Mighty Alice Goes Round and Round


By Richard Thompson (Andrews McMeel)
ISBN: 978-1-4494-7387-7 (HB)                    978-1-4494-3721-3 (PB)

Cul-de-Sac translates as “bottom of the bag” so don’t say you never learned anything from comics.

Richard Thompson took the term in its urban planning derivation – a street/passage closed at one end or a route/course leading nowhere – to describe a convoluted, barricaded oasis of suburban life on the outskirts of Washington DC where a mercurial cross-section of modern humanity lives.

As such it became the setting for one of the best cartoon strips about kids ever created, and one I very much miss.

Richard Church Thompson was born on October 8th 1957 and grew up to become an award-winning illustrator and editorial cartoonist who worked for The Washington Post.

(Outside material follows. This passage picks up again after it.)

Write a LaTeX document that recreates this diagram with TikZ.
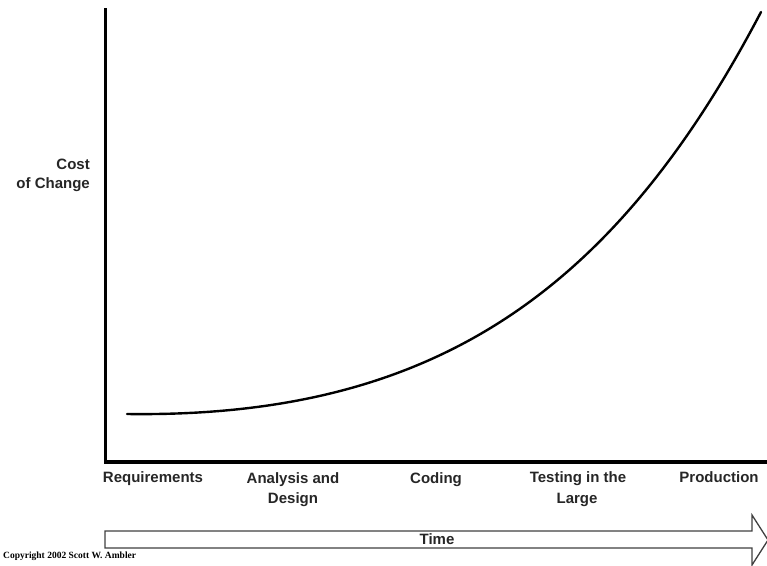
\documentclass[tikz,border=0pt]{standalone}
\usepackage{fontspec}
\setmainfont{Liberation Sans}
\newfontfamily\cpyfont{Liberation Serif}
\begin{document}
\begin{tikzpicture}[x=1pt,y=-1pt,
  lbl/.style={font=\fontsize{15}{19}\selectfont\bfseries, text=black!85, inner sep=0pt, align=center},
  axisline/.style={line width=3.5pt, line cap=rect},
  curveline/.style={line width=2.4pt, line cap=round},
  timearrow/.style={draw=black!75, line width=1.3pt, fill=white, line join=miter}]
\useasboundingbox (0,0) rectangle (767,565);
\coordinate (top) at (105.5,10);
\coordinate (origin) at (105.5,462);
\coordinate (right) at (770,462);
\draw[axisline] (top) -- (origin) -- (right);
\coordinate (cstart) at (127,414);
\coordinate (cend) at (761,12);
\draw[curveline] (cstart) .. controls (427,418) and (611,298.5) .. (cend);
\node[lbl, align=right, anchor=east] (cost) at (90,175) {Cost\\of Change};
\node[lbl, anchor=base] (req) at (153,482) {Requirements};
\node[lbl, anchor=base] (ana) at (293,483) {Analysis and};
\node[lbl, anchor=base] (des) at (293,503) {Design};
\node[lbl, anchor=base] (cod) at (436,483) {Coding};
\node[lbl, anchor=base] (tes) at (578,482) {Testing in the};
\node[lbl, anchor=base] (lar) at (577,503) {Large};
\node[lbl, anchor=base] (pro) at (719,482) {Production};
\draw[timearrow] (105,531) -- (752,531) -- (752,515) -- (768,540) -- (752,565) -- (752,548) -- (105,548) -- cycle;
\node[lbl, anchor=center] (time) at (437,539) {Time};
\node[font=\cpyfont\fontsize{9.5}{10}\selectfont\bfseries, inner sep=0pt, anchor=west] (copy) at (3,556) {Copyright 2002 Scott W. Ambler};
\end{tikzpicture}
\end{document}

He was best known for his acerbic weekly feature Poor Richard’s Almanac (from which came the crushing political prognostication “Build the Pie Higher” – so go google that while you’re at it).

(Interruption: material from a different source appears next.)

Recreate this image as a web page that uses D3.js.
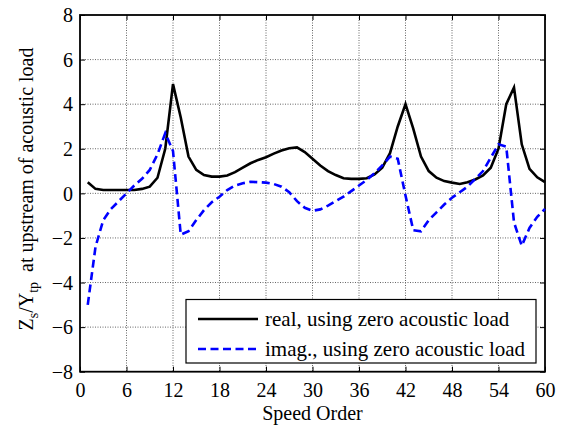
<!DOCTYPE html>
<html>
<head>
<meta charset="utf-8">
<script src="https://cdn.jsdelivr.net/npm/d3@7"></script>
<style>
  body { margin: 0; background: #fff; }
  svg { display: block; }
  text { font-family: "Liberation Serif", "Times New Roman", Times, serif; fill: #000; }
</style>
</head>
<body>
<svg id="chart" width="563" height="428"></svg>
<script>
const orders = d3.range(1, 61);
const realValues = [
  0.5, 0.2, 0.15, 0.15, 0.15, 0.15, 0.15, 0.2, 0.3, 0.7,
  2.0, 4.9, 3.4, 1.65, 1.05, 0.82, 0.75, 0.75, 0.8, 0.95,
  1.15, 1.35, 1.5, 1.62, 1.78, 1.92, 2.02, 2.06, 1.85, 1.55,
  1.25, 1.0, 0.82, 0.68, 0.65, 0.65, 0.68, 0.85, 1.15, 1.8,
  3.0, 4.0, 2.9, 1.65, 1.0, 0.7, 0.55, 0.48, 0.42, 0.5,
  0.62, 0.8, 1.15, 2.0, 4.0, 4.75, 2.2, 1.1, 0.72, 0.5
];
const imagValues = [
  -5.0, -2.4, -1.2, -0.7, -0.35, 0.0, 0.35, 0.65, 1.05, 1.75,
  2.7, 1.9, -1.85, -1.7, -1.2, -0.75, -0.4, -0.15, 0.15, 0.35,
  0.45, 0.52, 0.5, 0.48, 0.42, 0.3, 0.05, -0.35, -0.65, -0.78,
  -0.72, -0.55, -0.35, -0.15, 0.1, 0.35, 0.6, 0.9, 1.25, 1.65,
  1.55, -0.1, -1.65, -1.7, -1.2, -0.85, -0.5, -0.2, 0.05, 0.3,
  0.65, 1.0, 1.6, 2.2, 2.1, -1.3, -2.35, -1.55, -1.05, -0.7
];
const xTicks = [0, 6, 12, 18, 24, 30, 36, 42, 48, 54, 60];
const yTicks = [-8, -6, -4, -2, 0, 2, 4, 6, 8];
const legendLabels = ["real, using zero acoustic load", "imag., using zero acoustic load"];

const svg = d3.select("#chart");
const L = 80, T = 15, R = 545, B = 371.7;
const x = d3.scaleLinear().domain([0, 60]).range([L, R]);
const y = d3.scaleLinear().domain([-8, 8]).range([B, T]);

// grid
const grid = svg.append("g");
grid.selectAll(".gx").data(xTicks.slice(1, -1)).join("line")
  .attr("x1", d => x(d)).attr("x2", d => x(d)).attr("y1", T).attr("y2", B)
  .attr("stroke", "#666").attr("stroke-width", 1).attr("stroke-dasharray", "1,1.5");
grid.selectAll(".gy").data(yTicks.slice(1, -1)).join("line")
  .attr("y1", d => y(d)).attr("y2", d => y(d)).attr("x1", L).attr("x2", R)
  .attr("stroke", "#666").attr("stroke-width", 1).attr("stroke-dasharray", "1,1.5");

// axes with inward ticks
const tl = 5;
const axB = svg.append("g").attr("transform", `translate(0,${B})`)
  .call(d3.axisBottom(x).tickValues(xTicks).tickSize(-tl).tickPadding(tl + 6).tickFormat(d3.format("d")));
const axT = svg.append("g").attr("transform", `translate(0,${T})`)
  .call(d3.axisTop(x).tickValues(xTicks).tickSize(-tl).tickFormat(""));
const axL = svg.append("g").attr("transform", `translate(${L},0)`)
  .call(d3.axisLeft(y).tickValues(yTicks).tickSize(-tl).tickPadding(tl + 2).tickFormat(d3.format("d")));
const axR = svg.append("g").attr("transform", `translate(${R},0)`)
  .call(d3.axisRight(y).tickValues(yTicks).tickSize(-tl).tickFormat(""));
[axB, axT, axL, axR].forEach(a => {
  a.attr("font-family", null);
  a.select(".domain").remove();
  a.selectAll(".tick line").attr("stroke", "#000").attr("stroke-width", 1);
  a.selectAll(".tick text").attr("font-size", 20).attr("fill", "#000");
});
axB.selectAll(".tick text").attr("dy", "0.72em");
axL.selectAll(".tick text").attr("dy", "0.34em");

svg.append("rect").attr("x", L).attr("y", T).attr("width", R - L).attr("height", B - T)
  .attr("fill", "none").attr("stroke", "#000").attr("stroke-width", 1.8);

// lines
const line = d3.line().x((d, i) => x(orders[i])).y(d => y(d));
svg.append("path").datum(realValues).attr("d", line)
  .attr("fill", "none").attr("stroke", "#000").attr("stroke-width", 2.6).attr("stroke-linejoin", "miter");
svg.append("path").datum(imagValues).attr("d", line)
  .attr("fill", "none").attr("stroke", "#0000ff").attr("stroke-width", 2.6).attr("stroke-dasharray", "8,4.5");

// legend
const lg = svg.append("g");
lg.append("rect").attr("x", 186).attr("y", 299.5).attr("width", 350).attr("height", 63.5)
  .attr("fill", "#fff").attr("stroke", "#000").attr("stroke-width", 1.2);
const rows = [{y: 319, color: "#000", dash: null}, {y: 349, color: "#0000ff", dash: "8,4.5"}];
rows.forEach((r, i) => {
  lg.append("line").attr("x1", 198).attr("x2", 258).attr("y1", r.y).attr("y2", r.y)
    .attr("stroke", r.color).attr("stroke-width", 2.6).attr("stroke-dasharray", r.dash);
  lg.append("text").attr("x", 265).attr("y", r.y + 7).attr("font-size", 21).text(legendLabels[i]);
});

// axis titles
svg.append("text").attr("x", (L + R) / 2).attr("y", 420).attr("text-anchor", "middle")
  .attr("font-size", 20).text("Speed Order");

const yl = svg.append("text").attr("transform", "translate(33,189) rotate(-90)")
  .attr("text-anchor", "middle").attr("font-size", 20);
yl.append("tspan").text("Z");
yl.append("tspan").attr("font-size", 14).attr("dy", 5).text("s");
yl.append("tspan").attr("dy", -5).text("/Y");
yl.append("tspan").attr("font-size", 14).attr("dy", 5).text("tp");
yl.append("tspan").attr("dy", -5).text("\u00a0\u00a0at upstream of acoustic load");
</script>
</body>
</html>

His other mostly light-hearted illustrative efforts appeared in locales ranging from U.S. News & World Report, The New Yorker, Air & Space/Smithsonian, National Geographic and The Atlantic Monthly as well as in numerous book commissions.

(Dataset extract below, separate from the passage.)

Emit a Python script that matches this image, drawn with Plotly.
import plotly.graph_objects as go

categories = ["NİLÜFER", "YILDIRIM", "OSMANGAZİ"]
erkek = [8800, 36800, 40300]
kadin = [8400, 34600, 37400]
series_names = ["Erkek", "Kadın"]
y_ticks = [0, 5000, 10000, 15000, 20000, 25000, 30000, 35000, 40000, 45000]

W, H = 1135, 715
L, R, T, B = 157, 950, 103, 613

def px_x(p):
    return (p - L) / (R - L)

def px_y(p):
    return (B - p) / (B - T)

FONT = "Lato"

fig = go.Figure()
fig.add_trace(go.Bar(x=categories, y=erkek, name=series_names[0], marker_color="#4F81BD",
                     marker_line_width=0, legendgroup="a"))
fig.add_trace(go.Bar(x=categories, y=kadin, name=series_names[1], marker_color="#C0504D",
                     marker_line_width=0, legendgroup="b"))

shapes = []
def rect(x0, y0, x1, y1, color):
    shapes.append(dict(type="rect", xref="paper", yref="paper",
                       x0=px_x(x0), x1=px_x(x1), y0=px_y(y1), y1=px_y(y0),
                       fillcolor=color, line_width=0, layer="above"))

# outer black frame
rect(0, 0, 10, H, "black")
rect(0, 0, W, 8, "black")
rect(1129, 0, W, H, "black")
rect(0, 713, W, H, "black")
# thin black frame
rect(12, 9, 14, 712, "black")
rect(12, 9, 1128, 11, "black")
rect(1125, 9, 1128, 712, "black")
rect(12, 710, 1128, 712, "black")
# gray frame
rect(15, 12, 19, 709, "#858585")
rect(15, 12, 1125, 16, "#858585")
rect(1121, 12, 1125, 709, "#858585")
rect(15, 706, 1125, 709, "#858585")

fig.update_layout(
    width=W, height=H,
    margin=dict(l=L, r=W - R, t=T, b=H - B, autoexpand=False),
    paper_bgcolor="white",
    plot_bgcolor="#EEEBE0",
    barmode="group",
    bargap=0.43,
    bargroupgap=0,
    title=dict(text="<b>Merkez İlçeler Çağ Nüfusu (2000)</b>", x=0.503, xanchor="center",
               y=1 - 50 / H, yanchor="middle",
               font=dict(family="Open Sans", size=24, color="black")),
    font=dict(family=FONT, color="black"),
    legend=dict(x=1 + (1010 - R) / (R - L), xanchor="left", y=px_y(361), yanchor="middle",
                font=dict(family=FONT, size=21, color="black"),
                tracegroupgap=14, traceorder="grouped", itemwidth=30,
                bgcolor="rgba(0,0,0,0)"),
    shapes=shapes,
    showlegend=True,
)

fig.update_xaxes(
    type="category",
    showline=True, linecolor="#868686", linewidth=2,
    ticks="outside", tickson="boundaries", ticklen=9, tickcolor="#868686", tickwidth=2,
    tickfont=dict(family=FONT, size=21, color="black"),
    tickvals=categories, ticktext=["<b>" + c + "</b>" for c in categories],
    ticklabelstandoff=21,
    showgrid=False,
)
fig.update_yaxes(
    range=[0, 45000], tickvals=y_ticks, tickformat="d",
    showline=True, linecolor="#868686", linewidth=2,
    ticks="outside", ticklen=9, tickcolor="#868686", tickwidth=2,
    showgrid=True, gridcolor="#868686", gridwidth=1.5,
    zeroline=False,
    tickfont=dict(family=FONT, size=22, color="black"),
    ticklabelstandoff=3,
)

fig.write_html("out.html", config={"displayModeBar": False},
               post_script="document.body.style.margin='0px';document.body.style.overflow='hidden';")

In February 2004 Cul de Sac began as a beautifully painted Sunday strip in The Post and quickly evolved into a firm family favourite. In September 2007, the strip was rebooted as a standard black-&-white daily feature with a process-colour Sunday strip and began global syndication with the Universal Press Syndicate and digitally distribution by Uclick GoComics.

It rightly gathered a host of fans, especially other cartoonists such as Bill Watterson and authors like Mo Willems.

The series was collected in four volumes between 2008 and 2012, with other iterations and recombinations (such as this colour & monochrome tome; 152 x 229 mm; released in 2013 and again in 2016) keeping the series popular even after it ended. This particular volume comes in hard, soft and digital formats.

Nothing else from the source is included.